What, in the fine print after the giant "FULL-SELF DRIVING CAPABILITY" banners?
The downvotes are fascinating. It’s like doubling down on misinformed thinking but… to what end?
A robot that folds laundry would obviously have torque limits while handling clothing, so the prospect of destruction would be minimal.

The error domain of a laundry robot would be misidentifying an unusual item and incorrectly folding it, or incorrectly sorting it. If someone sold a humanoid laundry robot which folded and sorted my clothes correctly 99% of the time, I'd consider that miraculous.

Sure, that would be bad. So it only needs to be good enough to fold correctly for 99 days, and then on the 100th day just do nothing (i.e., detect a problem and hard STOP).

Then a hard reboot will kick it back into line and we're good to go again.

Obviously that's not good enough for driving a car, but it certainly is in all the manual labor jobs I've ever had.

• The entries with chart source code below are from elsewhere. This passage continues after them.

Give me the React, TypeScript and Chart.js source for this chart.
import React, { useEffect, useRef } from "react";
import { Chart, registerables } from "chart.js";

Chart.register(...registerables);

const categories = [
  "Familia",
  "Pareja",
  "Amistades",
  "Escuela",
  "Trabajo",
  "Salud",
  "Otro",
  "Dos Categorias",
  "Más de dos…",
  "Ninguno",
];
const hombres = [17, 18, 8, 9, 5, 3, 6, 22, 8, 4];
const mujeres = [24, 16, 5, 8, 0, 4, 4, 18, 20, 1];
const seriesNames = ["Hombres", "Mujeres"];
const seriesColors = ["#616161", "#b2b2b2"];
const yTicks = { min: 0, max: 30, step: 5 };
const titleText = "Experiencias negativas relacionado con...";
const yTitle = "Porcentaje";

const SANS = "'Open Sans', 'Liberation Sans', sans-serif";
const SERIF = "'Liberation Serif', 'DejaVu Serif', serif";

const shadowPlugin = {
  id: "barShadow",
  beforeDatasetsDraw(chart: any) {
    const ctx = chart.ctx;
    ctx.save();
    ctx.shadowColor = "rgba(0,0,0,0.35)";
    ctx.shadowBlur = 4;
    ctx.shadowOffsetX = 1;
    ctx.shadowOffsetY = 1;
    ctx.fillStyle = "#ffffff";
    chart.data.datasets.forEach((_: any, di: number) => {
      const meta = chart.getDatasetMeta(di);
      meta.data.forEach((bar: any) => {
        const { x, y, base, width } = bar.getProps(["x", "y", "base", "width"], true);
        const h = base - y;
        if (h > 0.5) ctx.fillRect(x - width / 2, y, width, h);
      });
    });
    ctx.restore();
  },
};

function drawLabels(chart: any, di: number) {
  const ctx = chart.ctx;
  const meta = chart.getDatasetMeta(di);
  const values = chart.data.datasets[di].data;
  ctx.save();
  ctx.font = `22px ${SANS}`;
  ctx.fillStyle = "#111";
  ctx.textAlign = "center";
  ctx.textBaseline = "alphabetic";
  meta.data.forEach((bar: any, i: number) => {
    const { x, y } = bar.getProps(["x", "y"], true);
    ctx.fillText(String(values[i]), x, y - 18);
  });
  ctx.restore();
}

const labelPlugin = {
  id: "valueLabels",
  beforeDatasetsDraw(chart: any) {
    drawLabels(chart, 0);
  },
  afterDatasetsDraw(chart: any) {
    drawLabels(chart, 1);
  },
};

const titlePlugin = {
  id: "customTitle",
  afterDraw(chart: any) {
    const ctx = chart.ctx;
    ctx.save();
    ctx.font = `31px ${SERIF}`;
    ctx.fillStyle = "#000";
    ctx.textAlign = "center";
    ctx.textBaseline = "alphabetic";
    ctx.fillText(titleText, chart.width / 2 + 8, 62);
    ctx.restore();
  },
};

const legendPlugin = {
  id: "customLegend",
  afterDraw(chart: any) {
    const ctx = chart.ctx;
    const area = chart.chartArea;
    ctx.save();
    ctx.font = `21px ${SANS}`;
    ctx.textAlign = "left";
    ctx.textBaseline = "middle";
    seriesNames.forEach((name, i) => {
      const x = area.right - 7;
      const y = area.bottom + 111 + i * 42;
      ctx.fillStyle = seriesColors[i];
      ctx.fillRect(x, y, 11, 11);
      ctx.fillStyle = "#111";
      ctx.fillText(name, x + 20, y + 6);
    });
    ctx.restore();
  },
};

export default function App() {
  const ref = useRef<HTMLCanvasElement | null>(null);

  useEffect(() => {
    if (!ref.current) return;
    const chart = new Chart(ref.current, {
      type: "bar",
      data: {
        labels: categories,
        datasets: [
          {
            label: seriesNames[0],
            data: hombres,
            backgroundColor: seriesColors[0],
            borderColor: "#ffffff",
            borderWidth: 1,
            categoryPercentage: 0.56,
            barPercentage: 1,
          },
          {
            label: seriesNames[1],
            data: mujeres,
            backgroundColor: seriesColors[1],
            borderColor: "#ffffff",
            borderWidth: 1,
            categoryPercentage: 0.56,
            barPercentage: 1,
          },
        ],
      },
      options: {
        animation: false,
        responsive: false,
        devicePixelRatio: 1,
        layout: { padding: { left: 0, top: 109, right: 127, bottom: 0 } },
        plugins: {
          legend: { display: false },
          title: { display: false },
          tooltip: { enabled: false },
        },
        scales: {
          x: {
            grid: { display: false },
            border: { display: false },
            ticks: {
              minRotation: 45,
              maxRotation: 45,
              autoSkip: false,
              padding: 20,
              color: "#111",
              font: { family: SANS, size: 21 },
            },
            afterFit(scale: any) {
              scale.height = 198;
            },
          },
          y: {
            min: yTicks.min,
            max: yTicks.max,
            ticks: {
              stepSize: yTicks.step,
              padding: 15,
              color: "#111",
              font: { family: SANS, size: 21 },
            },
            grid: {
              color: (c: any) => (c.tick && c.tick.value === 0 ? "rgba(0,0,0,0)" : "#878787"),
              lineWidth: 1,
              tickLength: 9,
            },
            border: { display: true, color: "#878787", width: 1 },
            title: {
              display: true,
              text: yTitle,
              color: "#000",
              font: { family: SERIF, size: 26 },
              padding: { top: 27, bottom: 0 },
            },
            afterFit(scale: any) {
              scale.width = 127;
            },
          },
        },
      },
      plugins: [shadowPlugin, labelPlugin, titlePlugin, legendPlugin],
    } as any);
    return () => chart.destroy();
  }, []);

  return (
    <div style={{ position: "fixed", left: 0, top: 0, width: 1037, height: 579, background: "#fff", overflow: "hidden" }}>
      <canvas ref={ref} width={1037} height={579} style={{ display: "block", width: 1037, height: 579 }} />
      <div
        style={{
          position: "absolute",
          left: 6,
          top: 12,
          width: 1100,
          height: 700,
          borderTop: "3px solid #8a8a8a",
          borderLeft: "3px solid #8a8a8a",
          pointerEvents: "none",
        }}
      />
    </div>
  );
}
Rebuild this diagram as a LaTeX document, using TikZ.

Tesla is not without problems. Poor drive quality. After spending 40K+ for the car, I was cited for not having front number plate. I had to figure out how to tape the frame, spend more time appearing in court. I prefer not doing such things than having automatic s/w update for fine tuning fart noise.
You're blaming Tesla because you didn't use the front license plate holder that they give you, ready to go?
why did they put it in the trunk when all other car dealers fix it and give ? And why do you see 80% of Tesla'a on the road without the front number plates ? Also if you put the number plate it may not reach their advertised 0-100 mile in 3.x seconds ?
Because a lot of people like to leave it off, especially on expensive cars, not exclusive to Tesla. It looks better and the chances of getting a ticket are actually pretty low. There are plenty of people who've driven around without a front plate for many years without getting cited, and it usually just a fix-it ticket without a big penalty. It's not generally because people are ignorant of the law. And it's not required everywhere either.
I’m happy they left it up to the customer to put the front plate on. It makes the car look worse and I’ll accept the risk of a citation.